Supernatural thriller lovers, get ready. Netflix’s original series Stranger Things Season 2 is airing one week from today. All nine episodes will premiere October 27 on Netflix worldwide, giving sci-fi junkies like myself the perfect opportunity to binge-watch the new Halloween-themed season before Halloween itself.

Set in the early 1980s, Stranger Things follows the lives of a group of boys in Hawkins, Indiana who stumble upon a secretive government research project and a telekinetic girl after their friend Will Byers mysteriously disappears. And of course, there’s a sinister alternate universe called the Upside Down that houses a predatory humanoid monster who uses a portal to change dimensions and infiltrate the small town in Indiana.

But what strikes me the most about this shiver-inducing storyline is the main villain: It’s not the monster from the dark, cold parallel universe but rather the force that unleashes this creature—the government.

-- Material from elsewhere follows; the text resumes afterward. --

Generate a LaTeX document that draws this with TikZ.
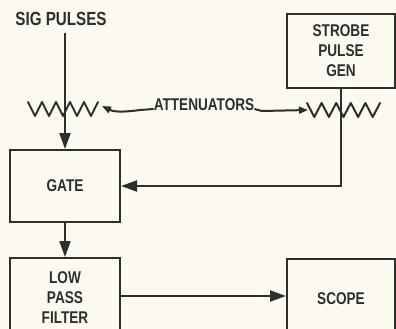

I wonder if the show intentionally connected the monster to the government as a nod to Friedrich Nietzsche’s critique: “A state, is called the coldest of all cold monsters.”

The sci-fi drama takes its real-world parallels a step further. Beyond unleashing an evil monster, the government villain uses a shady scientific program called MK-Ultra to carry out mind control and hypnosis experiments—the coldness of the state at its finest.

Stranger Things, Season 1

Which is eerily similar to the real CIA’s MK-Ultra mind control research program that was created in the 1950s and used until 1973—”details of the illicit program didn’t become public until 1975, during a congressional investigation into widespread illegal CIA activities within the United States and around the world.”

I guess the possibility of government mind control doesn’t just exist in science fiction.

And apparently Stranger Things’s portrayal of the U.S. Energy Department exploring parallel universes has some real-world truth to it, too.